Yesterday our new beds were delivered. We borrowed enough money to buy a couple of new things, like beds and a BBQ (things that are better bought new, not secondhand) and the rest of our purchases will be secondhand, like couches and dining chairs -- Zoe is lending us a lovely cedar dining table that is sculking in the corner of her house, aching to entertain. Colonel and Lady Duck bought us an outdoor table setting as a house gift, bless them. It arrives today too, flatpacked and ready to assemble.

Bumblebee's new bed is a King Single, and only needed its little feet screwed on to the base (which is also a bed in its own right, so the two halves can be pulled apart for sleep-overs). Our bed, however, was delivered flat-packed (apart from the mattress) and needed to be assembled. So that was yesterday's task for me.

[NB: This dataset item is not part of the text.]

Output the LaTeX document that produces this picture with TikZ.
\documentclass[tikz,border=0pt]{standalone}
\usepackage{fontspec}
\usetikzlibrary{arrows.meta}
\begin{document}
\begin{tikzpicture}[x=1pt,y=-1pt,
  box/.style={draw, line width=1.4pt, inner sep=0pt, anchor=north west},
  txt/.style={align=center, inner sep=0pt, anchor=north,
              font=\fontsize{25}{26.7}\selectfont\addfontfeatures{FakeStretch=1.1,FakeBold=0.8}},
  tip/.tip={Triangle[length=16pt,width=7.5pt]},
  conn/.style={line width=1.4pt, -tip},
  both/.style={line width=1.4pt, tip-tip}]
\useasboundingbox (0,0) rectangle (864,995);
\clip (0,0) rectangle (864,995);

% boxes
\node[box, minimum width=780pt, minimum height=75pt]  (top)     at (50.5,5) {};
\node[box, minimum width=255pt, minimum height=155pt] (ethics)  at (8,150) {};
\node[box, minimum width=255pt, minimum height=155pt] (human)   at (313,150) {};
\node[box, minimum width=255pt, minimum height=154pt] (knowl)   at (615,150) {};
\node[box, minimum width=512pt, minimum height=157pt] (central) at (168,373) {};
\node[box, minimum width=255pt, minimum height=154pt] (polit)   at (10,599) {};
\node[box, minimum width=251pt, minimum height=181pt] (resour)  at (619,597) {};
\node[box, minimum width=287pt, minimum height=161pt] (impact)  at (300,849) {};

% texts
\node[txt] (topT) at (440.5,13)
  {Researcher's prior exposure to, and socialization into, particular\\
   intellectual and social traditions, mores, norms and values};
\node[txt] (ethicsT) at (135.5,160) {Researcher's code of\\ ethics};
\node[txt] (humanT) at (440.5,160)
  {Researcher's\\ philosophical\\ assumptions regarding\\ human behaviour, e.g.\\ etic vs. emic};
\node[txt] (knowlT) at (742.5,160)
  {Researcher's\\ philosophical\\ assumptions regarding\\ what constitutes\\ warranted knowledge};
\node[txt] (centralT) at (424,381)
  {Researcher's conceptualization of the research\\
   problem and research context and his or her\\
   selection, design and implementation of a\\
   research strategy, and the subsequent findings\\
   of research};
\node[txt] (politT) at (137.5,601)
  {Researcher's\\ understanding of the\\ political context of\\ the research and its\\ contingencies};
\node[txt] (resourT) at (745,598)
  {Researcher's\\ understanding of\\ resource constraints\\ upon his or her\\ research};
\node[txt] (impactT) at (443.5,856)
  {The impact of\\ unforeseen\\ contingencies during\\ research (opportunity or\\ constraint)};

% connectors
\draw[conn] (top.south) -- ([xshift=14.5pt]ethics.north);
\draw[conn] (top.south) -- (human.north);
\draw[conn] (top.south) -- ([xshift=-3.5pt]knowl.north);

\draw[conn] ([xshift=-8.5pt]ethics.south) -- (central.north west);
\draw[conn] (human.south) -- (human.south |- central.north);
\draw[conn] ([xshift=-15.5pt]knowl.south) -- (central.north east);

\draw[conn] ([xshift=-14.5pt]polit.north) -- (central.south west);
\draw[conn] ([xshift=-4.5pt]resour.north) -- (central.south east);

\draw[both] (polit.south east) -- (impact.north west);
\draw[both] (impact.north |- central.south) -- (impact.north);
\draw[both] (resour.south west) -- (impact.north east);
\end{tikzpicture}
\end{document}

I will insert before and after photos here when I can upload them. Suffice to say that there is a special circle in Hell for people who write construct assemblage instruction sheets. All the bits were there, but the instructions were supremely unhelpful, and in fact quite obstructive. I eventually just glanced at it to make sure I wasn't doing anything downright dangerous, and worked it out for myself. I like assembling things; I have friends who ring me up to build their Ikea whatevers etc for them, but I do get very cranky with bad instruction design.

I now have a magnificent (and solid) King Size gas-lift storage bed, fully made up and ready for us to fall into, exhausted, tonight. I feel righteous. The flat-packed outdoor setting will be a lot easier, I'm hoping!

So the cats are nervous, sticking together in worry and not sure whether we're abandoning them, or if we'll be taking them to the vet later or something. I can't wait for them to be prowling around the new rooms. Every window sill is wide enough for them to laze upon! Kitty heaven. As the nice man who came yesterday to install the catflap said: 'you don't find houses like this anymore.'

SQUUEEEEEE!



* I've been the resident amateur IT person at every workplace I've worked since the introduction of the Mac Classic. I put it down to my use of simple and accessible technical vocabulary.

Thursday, March 03, 2011

hurry up, hurry up

impatient cat is impatient

So much for the easy Monday exchange. Thanks to lawyers and banks stuffing up, exchange is slated for this afternoon. It better be, we've booked the truck for tomorrow and the new beds arrive in an hour.

I have primed up my iPhone camera for documentation porpoises.

I have met the pets on one side: two cats and a little yappy dog. One of the cats has obviously learned from the dog, as it is yappy too, and looks like a miniature version of our cats. We'll have a black cat street! Mind you, I think it will be chaos for a while.

Padge has also been ill. I have had to squirt horrid expensive antiobiotics down his throat with a syringe four times a day. I have become an expert at grabbing a huge handful of the scruff of his neck to pull it back for the squirting. It's not pretty, but it's a great skill to learn and I wish I'd been shown it years ago, could have some in handy with Bumblebee :) Anyhoo, the drugs are working, he's perky as hell today.